WASHINGTON -- The FBI "unequivocally opposed" President Clinton's offer of clemency to 16 Puerto Rican nationalists, asserting that the release of most of the prisoners would reinvigorate their terrorist movement, according to a letter prepared by the law enforcement agency.
The letter, prepared by FBI Director Louis J. Freeh, said the clemency "would likely return committed, experienced, sophisticated and hardened terrorists to the clandestine movement" for Puerto Rican independence.
The letter also said the clemency would "psychologically and operationally enhance" allies in the militant organization FALN who had killed five people and maimed 83 in terrorist activities in the 1970s and 1980s.
Freeh did not sign the letter, which was addressed but never sent to Republican Rep. Henry J. Hyde of Illinois, chairman of the House Judiciary Committee. But senior law enforcement officials said last night that the letter accurately reflected Freeh's opposition to leniency for the Puerto Rican militants.
A draft of the letter was sent from the FBI to the Justice Department for review before Freeh's signature. Ultimately, the letter without his signature was sent to Democrats on Capitol Hill, where it was released yesterday.
The letter said that the issue of clemency had been raised since 1994 and that Freeh had objected to it as recently as June 28. Even so, the letter said, Freeh was unaware that the president was actually contemplating any commutation when the White House announced its offer Aug. 11.

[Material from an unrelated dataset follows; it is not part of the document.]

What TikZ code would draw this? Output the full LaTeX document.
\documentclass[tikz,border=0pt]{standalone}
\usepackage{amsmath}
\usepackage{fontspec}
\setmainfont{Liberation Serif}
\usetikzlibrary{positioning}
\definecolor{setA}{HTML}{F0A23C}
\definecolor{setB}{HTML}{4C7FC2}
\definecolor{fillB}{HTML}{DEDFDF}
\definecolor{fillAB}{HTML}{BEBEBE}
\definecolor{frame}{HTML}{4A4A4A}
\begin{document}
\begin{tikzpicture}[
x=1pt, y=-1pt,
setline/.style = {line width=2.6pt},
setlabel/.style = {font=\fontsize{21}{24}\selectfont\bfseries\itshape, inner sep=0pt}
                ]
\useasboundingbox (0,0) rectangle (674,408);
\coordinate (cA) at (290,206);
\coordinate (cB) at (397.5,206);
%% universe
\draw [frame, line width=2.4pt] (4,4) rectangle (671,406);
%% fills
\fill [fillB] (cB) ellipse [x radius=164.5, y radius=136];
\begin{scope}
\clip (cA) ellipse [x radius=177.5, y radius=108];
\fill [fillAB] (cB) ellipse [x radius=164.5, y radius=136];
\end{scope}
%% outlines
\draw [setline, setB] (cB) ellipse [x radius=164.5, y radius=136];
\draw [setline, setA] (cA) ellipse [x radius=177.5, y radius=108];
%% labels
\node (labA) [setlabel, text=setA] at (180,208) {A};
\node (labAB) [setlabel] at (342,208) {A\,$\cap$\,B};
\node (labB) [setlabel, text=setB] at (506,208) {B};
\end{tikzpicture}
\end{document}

While some officials have privately acknowledged disapproval of the president's decision, Freeh's letter is the first official indication from within the administration of the fierce disagreement that raged within the law enforcement community over Clinton's offer of clemency to the 16 terrorists, 14 of whom are now out of prison. The letter did not say what evidence had led to the opposition to clemency.
At the same time yesterday, Clinton provided his first full explanation of his decision in a letter to Congress.
Casting himself in the tradition of previous presidents who have granted clemency in cases that were unpopular, Clinton portrayed his release of the prisoners as an act of courage.
He cited Theodore Roosevelt's grant of amnesty to Filipino nationals who fought U.S. control of the Philippines and Jimmy Carter's commutation of sentences of Puerto Rican nationalists who had opened fire on the House of Representatives.
"They exercised the power vested in them by the Constitution to do what they believed was right, even in the face of great controversy," Clinton wrote of his predecessors.
"I have done the same."
The president did not deal with the question of whether the release of the prisoners might reignite the dormant terrorist movement. But Republican Rep. Vito J. Fossella of New York asserted that recent statements by a known Puerto Rican militant and ally of the prisoners indicated that the release was stirring old passions.
He quoted Filiberto Ojeda Rios, the leader of Los Macheteros, a terrorist organization allied with the ex-prisoners, as telling a Puerto Rican radio station that if the United States committed aggressive acts against Puerto Rico, his group would "not remain with their arms crossed, you can be sure of that."
Freeh's letter came to light at a congressional hearing designed by Republicans to portray the president's act as reckless.
Republicans coaxed out of other law enforcement officials a concern that the ex-prisoners constitute a threat to American security.
While the officials were bound under the president's claim of executive privilege not to disclose internal deliberations over the matter, they cataloged the violent actions of the FALN, the terrorist organization to which the prisoners belong.
Neil Gallagher, assistant director of national security for the FBI, told the panel, "These are criminals, and they are terrorists and they represent a threat to the United States."
Congress has acknowledged that it has no control over clemency matters, which are the sole prerogative of the president.
But Clinton's explanation yesterday appeared to make little difference to those in the hearing room, who see the move as a political disaster for the president and for his wife, Hillary Rodham Clinton, who is likely to seek the Senate seat from New York. She has run into political trouble for at first supporting, then denouncing, her husband's decision.
Republicans have wanted to draw out the drama. The panel, chaired by Republican Rep. Dan Burton of Indiana, chairman of the Government Reform Committee, called several victims of FALN attacks, bringing them to testify for the third time in less than two weeks.
They included Richard Pastorella, a retired New York City detective, who was severely injured in a 1982 attack. He lost his sight in both eyes, and his face is held together by 20 titanium screws.
"Who thinks of us?" Pastorella asked in a bitter voice. "Certainly not Mr. Clinton."
The victims, and relatives of those who had been killed in terrorist attacks, said that contrary to federal requirements, they had not been notified of the prisoners' pending release.